Since most Kirkus readers are book nerds, I thought it would be appropriate to recommend five books about literature and writers to get you through the dark days of winter ahead.

Martha Ackmann, These Fevered Days (Norton, Feb. 25): Widely considered one of America’s most significant poets, Emily Dickinson is also something of a shadow, what our reviewer calls a “shy wraith, dressed in white, refusing to allow publication of her poems—nearly 2,000, discovered after her death.” Ackmann, a Guggenheim fellow who taught a Dickinson seminar for two decades (in the poet’s Amherst, Massachusetts, house), takes a novel approach to this enigmatic artist, presenting 10 moments from Dickinson’s life that demonstrate her character and the mechanics of her creativity. It’s a refreshingly unique treatment of a much-discussed literary subject, characterized by “radiant prose, palpable descriptions, and deep empathy for the poet’s sensibility.”

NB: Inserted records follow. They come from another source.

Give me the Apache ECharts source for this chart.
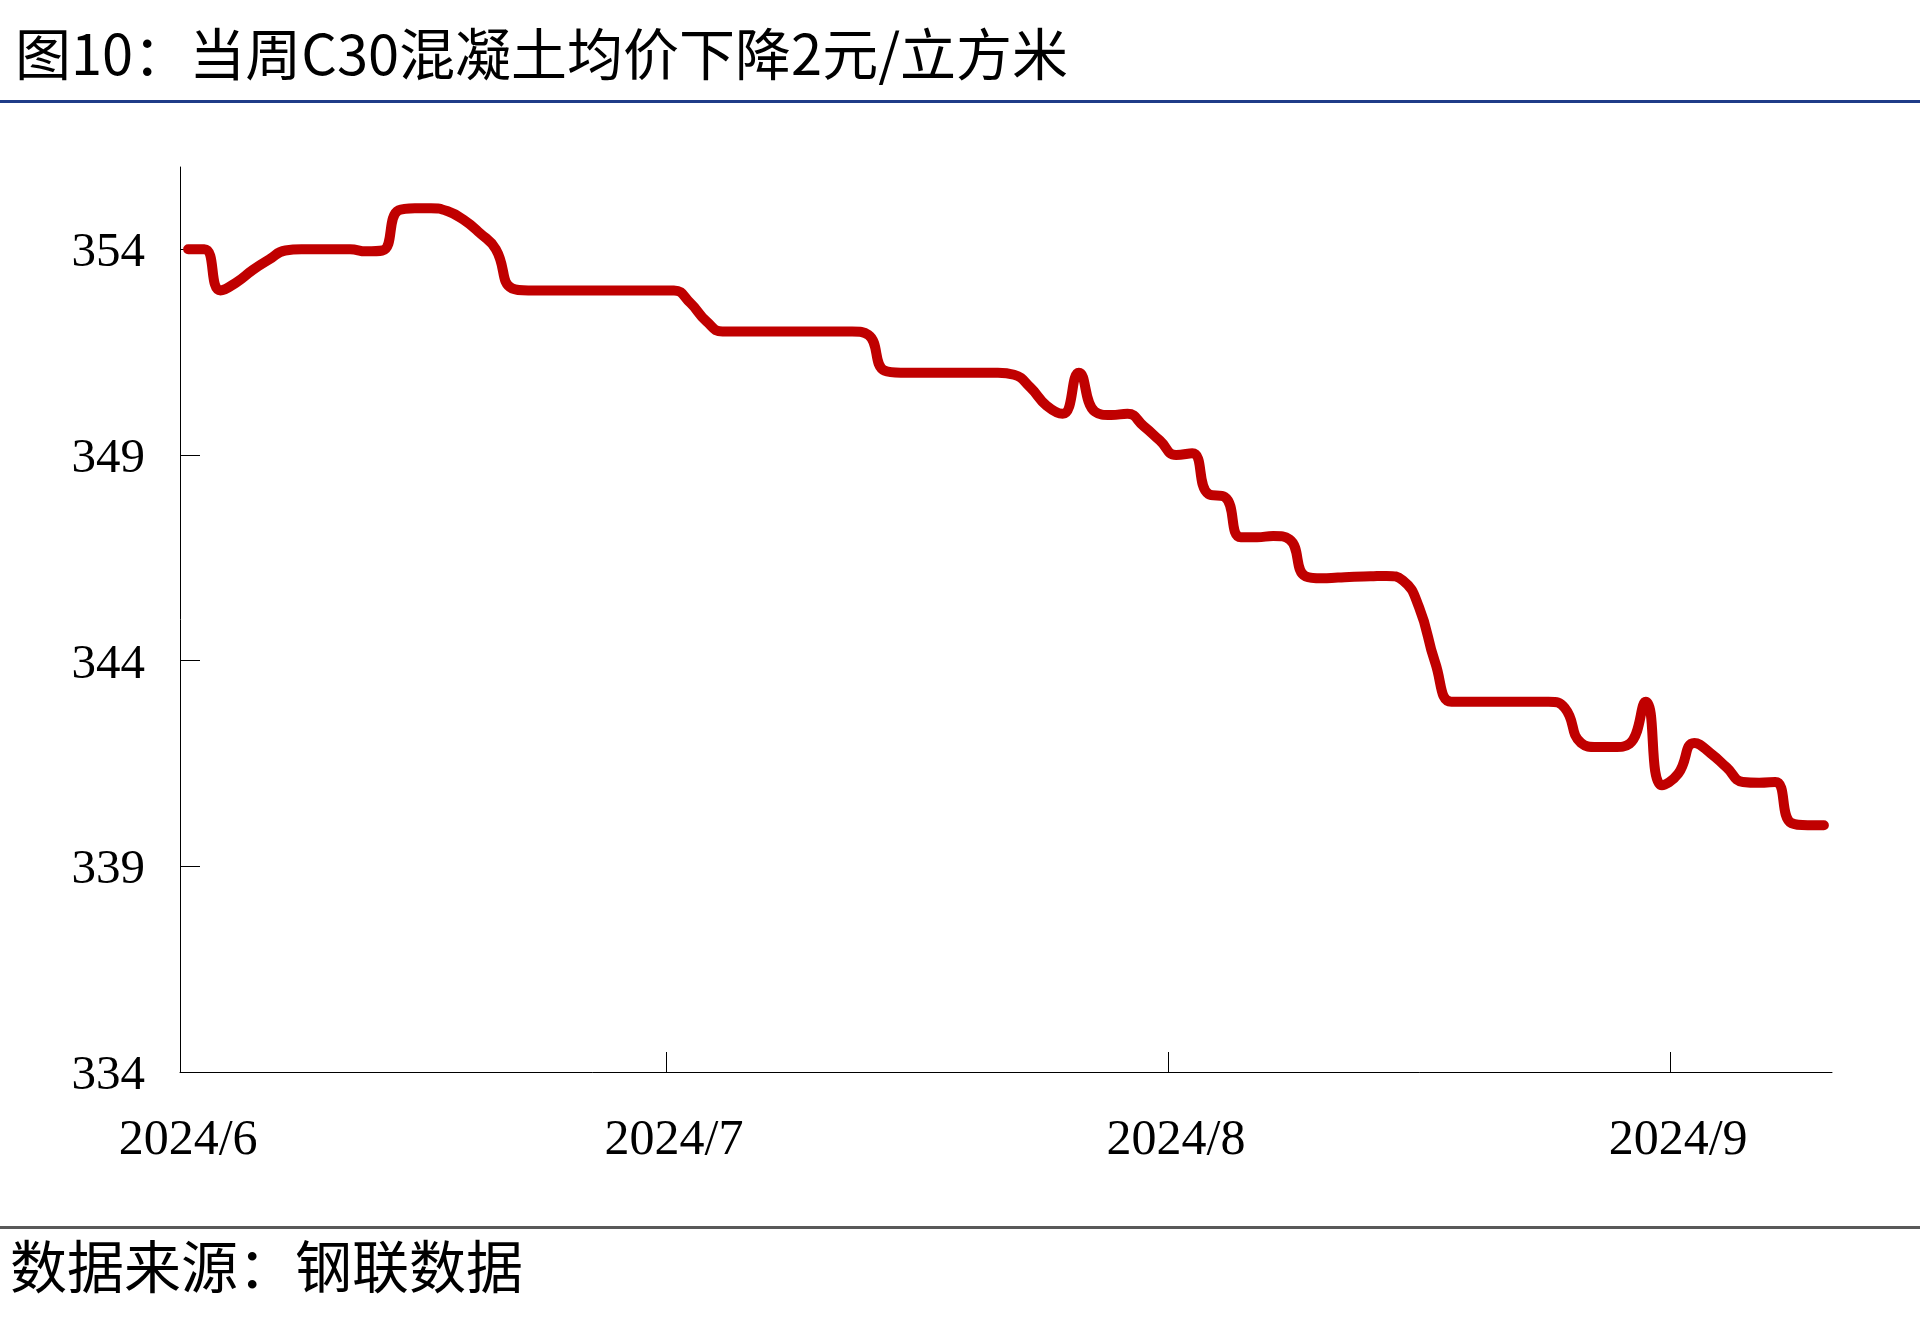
<!DOCTYPE html>
<html>
<head>
<meta charset="utf-8">
<script src="https://cdn.jsdelivr.net/npm/echarts@6/dist/echarts.min.js"></script>
<style>
html,body{margin:0;padding:0;background:#fff;}
#chart{width:1920px;height:1331px;}
</style>
</head>
<body>
<div id="chart"></div>
<script>
// ---- data ----
var titleText = '图10：当周C30混凝土均价下降2元/立方米';
var sourceText = '数据来源：钢联数据';
var startDate = '2024-06-01';
var dayCount = 102; // 2024-06-01 .. 2024-09-10 (daily)
var priceValues = [
  354.0, 354.0, 353.0, 353.2, 353.5, 353.75, 353.97, 354.0, 354.0, 354.0,
  354.0, 353.95, 353.97, 354.95, 355.0, 355.0, 354.93, 354.72, 354.4, 354.0,
  353.05, 353.0, 353.0, 353.0, 353.0, 353.0, 353.0, 353.0, 353.0, 353.0,
  353.0, 352.7, 352.25, 352.0, 352.0, 352.0, 352.0, 352.0, 352.0, 352.0,
  352.0, 352.0, 351.92, 351.05, 351.0, 351.0, 351.0, 351.0, 351.0, 351.0,
  351.0, 350.95, 350.64, 350.2, 350.0, 351.0, 350.05, 349.97, 350.0, 349.7,
  349.35, 349.0, 349.04, 348.05, 347.98, 347.0, 347.0, 347.03, 346.95, 346.05,
  346.0, 346.02, 346.04, 346.05, 346.06, 345.95, 345.3, 343.95, 343.0, 343.0,
  343.0, 343.0, 343.0, 343.0, 343.0, 342.85, 342.0, 341.9, 341.9, 341.98,
  343.0, 340.97, 341.25, 342.0, 341.75, 341.4, 341.05, 341.03, 341.05, 340.05,
  340.0, 340.0
];
var yTickValues = [334, 339, 344, 349, 354];
var yMin = 334, yMax = 356;

// ---- categories (daily dates) ----
var categories = [];
(function(){
  var d = new Date(startDate + 'T00:00:00Z');
  for (var i = 0; i < dayCount; i++) {
    var t = new Date(d.getTime() + i * 86400000);
    categories.push(t.getUTCFullYear() + '-' + (t.getUTCMonth() + 1) + '-' + t.getUTCDate());
  }
})();
function isMonthStart(v){ return v.split('-')[2] === '1'; }
// month-boundary tick positions (band starts) on a helper value axis
var monthTickPos = [];
categories.forEach(function(v, i){ if (i > 0 && isMonthStart(v)) monthTickPos.push(i); });

var chart = echarts.init(document.getElementById('chart'), null, {renderer:'canvas'});
var serif = '"Liberation Serif","Times New Roman",serif';
var cjk = '"Noto Sans CJK SC","Noto Sans",sans-serif';

chart.setOption({
  backgroundColor: '#ffffff',
  animation: false,
  grid: {left: 180, right: 88, top: 167, bottom: 259, containLabel: false},
  xAxis: [{
    type: 'category',
    data: categories,
    boundaryGap: true,
    position: 'bottom',
    axisLine: {show: true, lineStyle: {color: '#000', width: 1}},
    axisTick: {show: false},
    axisLabel: {
      interval: function(idx, v){ return isMonthStart(v); },
      formatter: function(v){ var p = v.split('-'); return p[0] + '/' + p[1]; },
      fontFamily: serif, fontSize: 50, color: '#000', margin: 44
    },
    splitLine: {show: false}
  }, {
    type: 'value',
    position: 'bottom',
    min: 0, max: dayCount,
    axisLine: {show: false},
    axisLabel: {show: false},
    splitLine: {show: false},
    axisTick: {show: true, inside: true, length: 20, lineStyle: {color: '#000', width: 1}, customValues: monthTickPos}
  }],
  yAxis: {
    type: 'value',
    min: yMin, max: yMax,
    axisLine: {show: true, lineStyle: {color: '#000', width: 1}},
    axisTick: {show: true, inside: true, length: 20, lineStyle: {color: '#000', width: 1}, customValues: yTickValues},
    axisLabel: {fontFamily: serif, fontSize: 49, color: '#000', margin: 35, verticalAlign: 'top', lineHeight: 8, customValues: yTickValues},
    splitLine: {show: false}
  },
  series: [{
    type: 'line',
    xAxisIndex: 0,
    data: priceValues,
    smooth: 0.5,
    showSymbol: false,
    symbol: 'none',
    lineStyle: {color: '#C00000', width: 10, cap: 'round', join: 'round'}
  }],
  graphic: [
    {type: 'text', left: 15, top: 26, style: {text: titleText, font: 'normal 56px ' + cjk, fill: '#000'}},
    {type: 'rect', shape: {x: 0, y: 100, width: 1920, height: 3}, style: {fill: '#1F3C88'}},
    {type: 'rect', shape: {x: 0, y: 1226, width: 1920, height: 3}, style: {fill: '#595959'}},
    {type: 'text', left: 10, top: 1238, style: {text: sourceText, font: 'normal 57px ' + cjk, fill: '#000'}}
  ]
});
</script>
</body>
</html>
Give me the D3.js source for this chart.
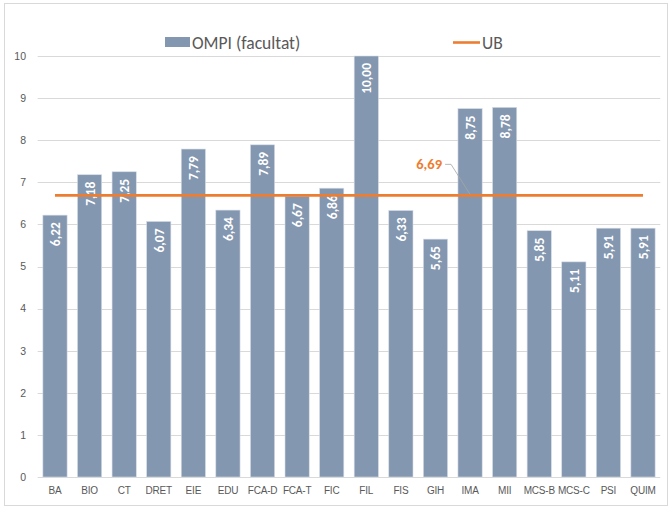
<!DOCTYPE html>
<html>
<head>
<meta charset="utf-8">
<script src="https://cdn.jsdelivr.net/npm/d3@7"></script>
<style>
  body { margin: 0; background: #fff; }
  svg { font-family: Carlito, Lato, 'Liberation Sans', sans-serif; }
</style>
</head>
<body>
<div id="chart"></div>
<script>
const categories = ['BA', 'BIO', 'CT', 'DRET', 'EIE', 'EDU', 'FCA-D', 'FCA-T', 'FIC', 'FIL',
  'FIS', 'GIH', 'IMA', 'MII', 'MCS-B', 'MCS-C', 'PSI', 'QUIM'];
const ompiValues = [6.22, 7.18, 7.25, 6.07, 7.79, 6.34, 7.89, 6.67, 6.86, 10.00,
  6.33, 5.65, 8.75, 8.78, 5.85, 5.11, 5.91, 5.91];
const ubValue = 6.69;
const ubLabelCategory = 'IMA';
const yTicks = [0, 1, 2, 3, 4, 5, 6, 7, 8, 9, 10];

const width = 670;
const height = 507;
const margin = { top: 56, right: 10, bottom: 30, left: 37.7 };

const fmt = (v) => v.toFixed(2).replace('.', ',');

const svg = d3.select('#chart')
  .append('svg')
  .attr('width', width)
  .attr('height', height);

// chart border
svg.append('rect')
  .attr('x', 4.5).attr('y', 3.5)
  .attr('width', 663).attr('height', 502)
  .attr('fill', '#fff')
  .attr('stroke', '#D9D9D9');

const x = d3.scaleBand()
  .domain(categories)
  .range([margin.left, 660.3])
  .paddingInner(0.3)
  .paddingOuter(0.15);

const y = d3.scaleLinear()
  .domain([0, 10])
  .range([477, 56]);

// gridlines
svg.append('g')
  .selectAll('line')
  .data(yTicks)
  .enter()
  .append('line')
  .attr('x1', margin.left)
  .attr('x2', 660.3)
  .attr('y1', (d) => Math.round(y(d)) + 0.5)
  .attr('y2', (d) => Math.round(y(d)) + 0.5)
  .attr('stroke', '#D9D9D9')
  .attr('stroke-width', 1);

// y axis labels
const yAxis = svg.append('g')
  .attr('transform', 'translate(29,0)')
  .call(d3.axisLeft(y).tickValues(yTicks).tickSize(0).tickPadding(3));
yAxis.select('.domain').remove();
yAxis.selectAll('text')
  .attr('fill', '#595959')
  .style('font-size', '10.5px')
  .style('font-family', 'inherit');

// x axis labels
const xAxis = svg.append('g')
  .attr('transform', 'translate(0,477)')
  .call(d3.axisBottom(x).tickSize(0).tickPadding(10));
xAxis.select('.domain').remove();
xAxis.selectAll('text')
  .attr('fill', '#595959')
  .style('font-size', '10px')
  .style('letter-spacing', '-0.2px')
  .style('font-family', 'inherit');

// bars
const bars = svg.append('g')
  .selectAll('g')
  .data(categories.map((c, i) => ({ cat: c, value: ompiValues[i] })))
  .enter();

bars.append('rect')
  .attr('x', (d) => x(d.cat))
  .attr('y', (d) => y(d.value))
  .attr('width', x.bandwidth())
  .attr('height', (d) => y(0) - y(d.value))
  .attr('fill', '#8497B0')
  .attr('stroke', '#D6DCE5')
  .attr('stroke-width', 0.6);

bars.append('text')
  .attr('transform', (d) => `translate(${x(d.cat) + x.bandwidth() / 2 + 5},${y(d.value) + 7}) rotate(-90)`)
  .attr('text-anchor', 'end')
  .attr('fill', '#fff')
  .style('font-size', '13.5px')
  .style('font-weight', 'bold')
  .text((d) => fmt(d.value));

// UB line
const lineGen = d3.line()
  .x((d) => x(d) + x.bandwidth() / 2)
  .y(() => y(ubValue));

svg.append('path')
  .datum(categories)
  .attr('d', lineGen)
  .attr('fill', 'none')
  .attr('stroke', '#ED7D31')
  .attr('stroke-width', 2.6);

// UB data label with leader line
const px = x(ubLabelCategory) + x.bandwidth() / 2;
const py = y(ubValue);
svg.append('path')
  .attr('d', `M${px - 25},${py - 31} L${px - 19},${py - 31} L${px},${py - 1}`)
  .attr('fill', 'none')
  .attr('stroke', '#A6A6A6')
  .attr('stroke-width', 0.8);

svg.append('text')
  .attr('x', px - 28)
  .attr('y', py - 26)
  .attr('text-anchor', 'end')
  .attr('fill', '#ED7D31')
  .style('font-size', '14.5px')
  .style('font-weight', 'bold')
  .text(fmt(ubValue));

// legend
const legend = svg.append('g');
legend.append('rect')
  .attr('x', 165).attr('y', 37)
  .attr('width', 25).attr('height', 10)
  .attr('fill', '#8497B0');
legend.append('text')
  .attr('x', 192).attr('y', 48.5)
  .attr('fill', '#595959')
  .style('font-size', '17.5px')
  .text('OMPI (facultat)');
legend.append('line')
  .attr('x1', 453).attr('x2', 480)
  .attr('y1', 42.5).attr('y2', 42.5)
  .attr('stroke', '#ED7D31')
  .attr('stroke-width', 2.6);
legend.append('text')
  .attr('x', 482).attr('y', 48.5)
  .attr('fill', '#595959')
  .style('font-size', '17.5px')
  .text('UB');
</script>
</body>
</html>
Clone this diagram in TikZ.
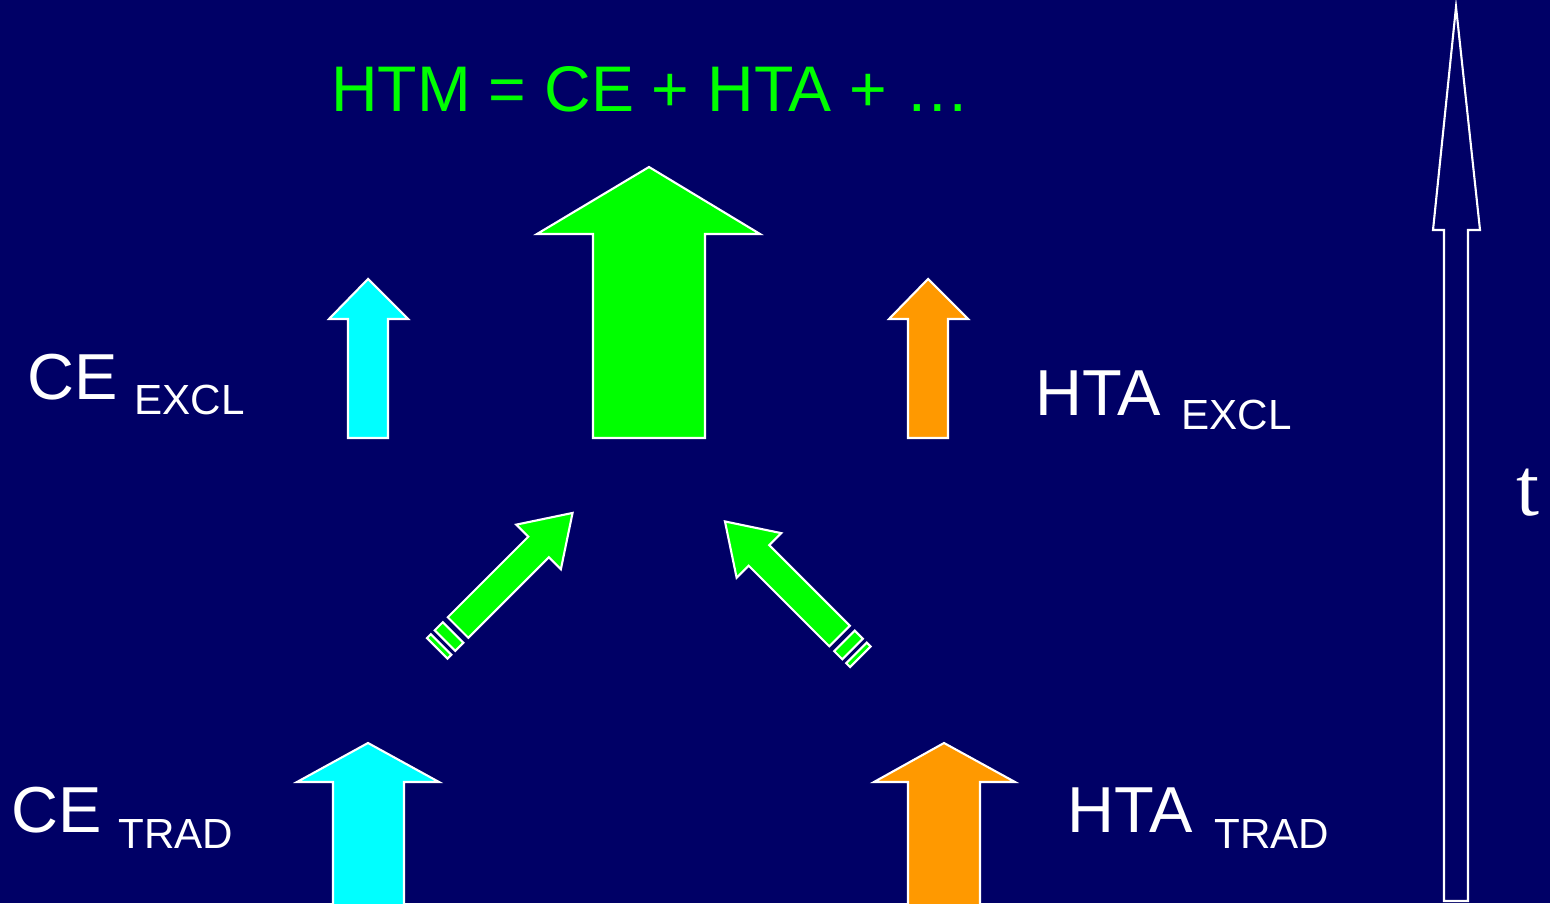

Julian Barnes, The Man in the Red Coat (Knopf, Feb. 18): Though the primary subject of the award-winning novelist’s latest book of nonfiction is Samuel Pozzi, a 19th-century French doctor considered the “father of gynecology,” Barnes’ palette expands to encompass many other aspects of the fascinating belle epoque, including delightful cultural and social details and a cast of characters that includes not only the doctor (whom some accused of sex addiction) and some of his patients, but also Oscar Wilde, Proust, Henry James, and Sarah Bernhardt. As our reviewer notes in a starred review, “finely honed biographical intuition and a novelist’s sensibility make for a stylish, engrossing narrative.” One would expect nothing less from the Booker Prize winner, and he delivers yet again.

Craig Fehrman, Author in Chief (Avid Reader Press, Feb. 11): From the memoirs of Ulysses S. Grant through Barack Obama’s Dreams of My Father, many presidents have demonstrated literary talent and ambitions. (I will ignore the current occupant of the White House, whose execrable “business” and political books are worth far less than the paper they’re printed on.) Digging into this little-covered niche of presidential history, Fehrman emerges with a trove of material that will appeal to any book lover. “Overall,” writes our reviewer, “the author covers a great deal of ground that even major biographers have skipped over in favor of “sexier” storylines, yet to the book lover, these stories will be unquestionably enticing. Even the footnotes, appendix, and sources offer bookish gems.”

Vivian Gornick, Unfinished Business (Farrar, Straus and Giroux, Feb. 4): For more than five decades, Gornick has been a consistently illuminating presence in the literary world, from her days at the Village Voice in the 1970s through her tenure teaching writing at the New School. Indeed, our reviewer notes, “literature knows few champions as ardent and insightful—or as uncompromising—as Gornick.” Fresh off the publication of her well-received memoir, The Odd Woman and the City, Gornick offers this collection of essays focused on the virtues of rereading and the fresh insight that can be gleaned from revisiting a favorite work of literature. “For those willing to relinquish treasured but outmoded interpretations,” writes our reviewer, “rereading over a span of decades can be a journey, sometimes unsettling, toward richer meanings of books that are touchstones of one's life.”

Jenn Shapland, My Autobiography of Carson McCullers (Tin House, Feb. 4): In this elegant work of literary and biographical excavation, Shapland brings to light numerous elements of McCullers’ life, especially her sexuality. Shapland embarked on her journey while she was an intern at the University of Texas’ Harry Ransom Center, where she discovered some love letters to the author from Swiss writer and photographer Annemarie Schwarzenbach. The discovery came at a turning point in Shapland’s own life; inspired by McCullers, she writes, “within a year, I would be more or less comfortably calling myself a lesbian for the first time.” In this impressive debut, Shapland delivers “a sensitive chronicle of a biographer’s search for truth.”

Eric Liebetrau is the managing editor and nonfiction editor.